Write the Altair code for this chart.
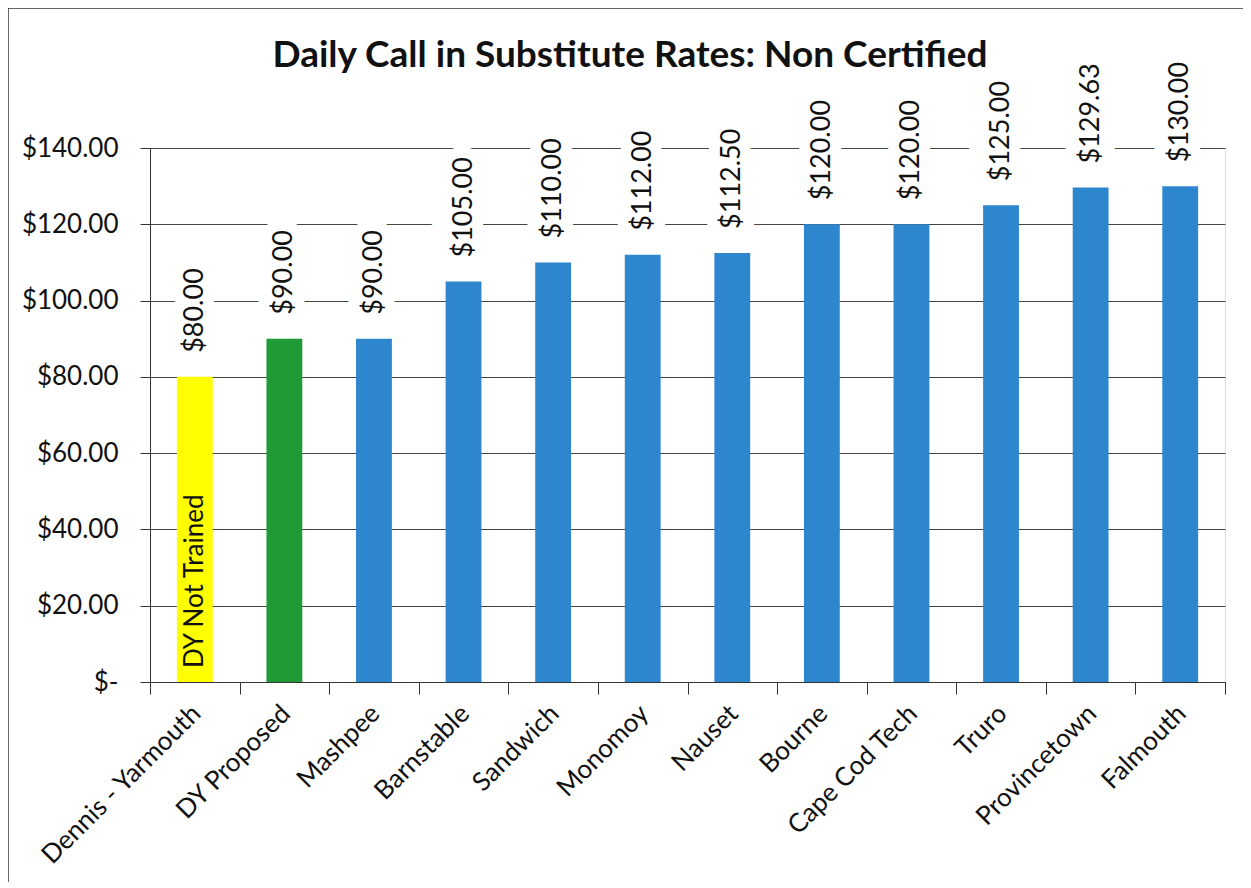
import altair as alt
import pandas as pd

categories = ["Dennis - Yarmouth", "DY Proposed", "Mashpee", "Barnstable", "Sandwich",
              "Monomoy", "Nauset", "Bourne", "Cape Cod Tech", "Truro", "Provincetown", "Falmouth"]
rates = [80.00, 90.00, 90.00, 105.00, 110.00, 112.00, 112.50, 120.00, 120.00, 125.00, 129.63, 130.00]
bar_colors = ["#FFFF00", "#1F9A36"] + ["#2E86CF"] * 10
y_ticks = [0, 20, 40, 60, 80, 100, 120, 140]
note_text = "DY Not Trained"
title_text = "Daily Call in Substitute Rates: Non Certified"

df = pd.DataFrame({"cat": categories, "rate": rates, "col": bar_colors})
df["label"] = ["$" + format(v, ".2f") for v in rates]
df["note"] = [note_text] + [""] * (len(categories) - 1)

FONT = "Lato"

x_enc = alt.X("cat:N", sort=categories, title=None,
              scale=alt.Scale(paddingInner=0, paddingOuter=0),
              axis=alt.Axis(labelAngle=-45, labelFontSize=26, labelFont=FONT, labelColor="#111",
                            labelLimit=0, labelOffset=-8, labelPadding=6,
                            tickBand="extent", tickSize=12, tickColor="#333", domainColor="#333",
                            grid=False))
y_enc = alt.Y("rate:Q", title=None,
              scale=alt.Scale(domain=[0, 140]),
              axis=alt.Axis(values=y_ticks, labelFontSize=26, labelFont=FONT, labelColor="#111",
                            labelExpr="datum.value == 0 ? '$-   ' : '$' + format(datum.value, '.2f')",
                            grid=True, gridColor="#444", gridWidth=1.2, tickSize=10, tickColor="#333",
                            domainColor="#333", labelPadding=22))

base = alt.Chart(df)

bars = base.mark_bar(width=alt.RelativeBandSize(0.4)).encode(
    x=x_enc, y=y_enc, color=alt.Color("col:N", scale=None))

halo = base.mark_text(angle=270, align="left", baseline="middle", dx=24, fontSize=27, font=FONT,
                      fill="white", stroke="white", strokeWidth=22).encode(
    x=alt.X("cat:N", sort=categories), y="rate:Q", text="label:N")

labels = base.mark_text(angle=270, align="left", baseline="middle", dx=24, fontSize=27, font=FONT,
                        color="#111").encode(
    x=alt.X("cat:N", sort=categories), y="rate:Q", text="label:N")

note = base.transform_filter("datum.note != ''").mark_text(
    angle=270, align="left", baseline="middle", dx=14, fontSize=26, font=FONT, color="#111").encode(
    x=alt.X("cat:N", sort=categories), y=alt.datum(0), text="note:N")

title = alt.Chart(df).transform_filter("datum.note != ''").mark_text(
    fontSize=37, font=FONT, fontWeight="bold", color="#111",
    align="center", baseline="alphabetic").encode(
    x=alt.value(480), y=alt.value(-81), text=alt.value(title_text))

left_border = alt.Chart(df).transform_filter("datum.note != ''").mark_rule(
    color="#333", strokeWidth=1.5).encode(
    x=alt.value(-142), y=alt.value(-140), y2=alt.value(734))
top_border = alt.Chart(df).transform_filter("datum.note != ''").mark_rule(
    color="#333", strokeWidth=1.5).encode(
    y=alt.value(-140), x=alt.value(-142), x2=alt.value(1093))

chart = alt.layer(bars, halo, labels, note, title, left_border, top_border).properties(
    width=1075, height=534,
    autosize=alt.AutoSizeParams(type="none"),
    padding={"left": 142, "top": 140, "right": 18, "bottom": 200},
).configure_view(stroke=None).configure(background="white")

chart.save("out.html", embed_options={"renderer": "svg", "actions": False})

• [TASK BRIEF] Go through the listing above and write it all out exactly, leaving out any picture.

• [PROBLEM SOLUTION]
Write the Altair code for this chart.
import altair as alt
import pandas as pd

categories = ["Dennis - Yarmouth", "DY Proposed", "Mashpee", "Barnstable", "Sandwich",
              "Monomoy", "Nauset", "Bourne", "Cape Cod Tech", "Truro", "Provincetown", "Falmouth"]
rates = [80.00, 90.00, 90.00, 105.00, 110.00, 112.00, 112.50, 120.00, 120.00, 125.00, 129.63, 130.00]
bar_colors = ["#FFFF00", "#1F9A36"] + ["#2E86CF"] * 10
y_ticks = [0, 20, 40, 60, 80, 100, 120, 140]
note_text = "DY Not Trained"
title_text = "Daily Call in Substitute Rates: Non Certified"

df = pd.DataFrame({"cat": categories, "rate": rates, "col": bar_colors})
df["label"] = ["$" + format(v, ".2f") for v in rates]
df["note"] = [note_text] + [""] * (len(categories) - 1)

FONT = "Lato"

x_enc = alt.X("cat:N", sort=categories, title=None,
              scale=alt.Scale(paddingInner=0, paddingOuter=0),
              axis=alt.Axis(labelAngle=-45, labelFontSize=26, labelFont=FONT, labelColor="#111",
                            labelLimit=0, labelOffset=-8, labelPadding=6,
                            tickBand="extent", tickSize=12, tickColor="#333", domainColor="#333",
                            grid=False))
y_enc = alt.Y("rate:Q", title=None,
              scale=alt.Scale(domain=[0, 140]),
              axis=alt.Axis(values=y_ticks, labelFontSize=26, labelFont=FONT, labelColor="#111",
                            labelExpr="datum.value == 0 ? '$-   ' : '$' + format(datum.value, '.2f')",
                            grid=True, gridColor="#444", gridWidth=1.2, tickSize=10, tickColor="#333",
                            domainColor="#333", labelPadding=22))

base = alt.Chart(df)

bars = base.mark_bar(width=alt.RelativeBandSize(0.4)).encode(
    x=x_enc, y=y_enc, color=alt.Color("col:N", scale=None))

halo = base.mark_text(angle=270, align="left", baseline="middle", dx=24, fontSize=27, font=FONT,
                      fill="white", stroke="white", strokeWidth=22).encode(
    x=alt.X("cat:N", sort=categories), y="rate:Q", text="label:N")

labels = base.mark_text(angle=270, align="left", baseline="middle", dx=24, fontSize=27, font=FONT,
                        color="#111").encode(
    x=alt.X("cat:N", sort=categories), y="rate:Q", text="label:N")

note = base.transform_filter("datum.note != ''").mark_text(
    angle=270, align="left", baseline="middle", dx=14, fontSize=26, font=FONT, color="#111").encode(
    x=alt.X("cat:N", sort=categories), y=alt.datum(0), text="note:N")

title = alt.Chart(df).transform_filter("datum.note != ''").mark_text(
    fontSize=37, font=FONT, fontWeight="bold", color="#111",
    align="center", baseline="alphabetic").encode(
    x=alt.value(480), y=alt.value(-81), text=alt.value(title_text))

left_border = alt.Chart(df).transform_filter("datum.note != ''").mark_rule(
    color="#333", strokeWidth=1.5).encode(
    x=alt.value(-142), y=alt.value(-140), y2=alt.value(734))
top_border = alt.Chart(df).transform_filter("datum.note != ''").mark_rule(
    color="#333", strokeWidth=1.5).encode(
    y=alt.value(-140), x=alt.value(-142), x2=alt.value(1093))

chart = alt.layer(bars, halo, labels, note, title, left_border, top_border).properties(
    width=1075, height=534,
    autosize=alt.AutoSizeParams(type="none"),
    padding={"left": 142, "top": 140, "right": 18, "bottom": 200},
).configure_view(stroke=None).configure(background="white")

chart.save("out.html", embed_options={"renderer": "svg", "actions": False})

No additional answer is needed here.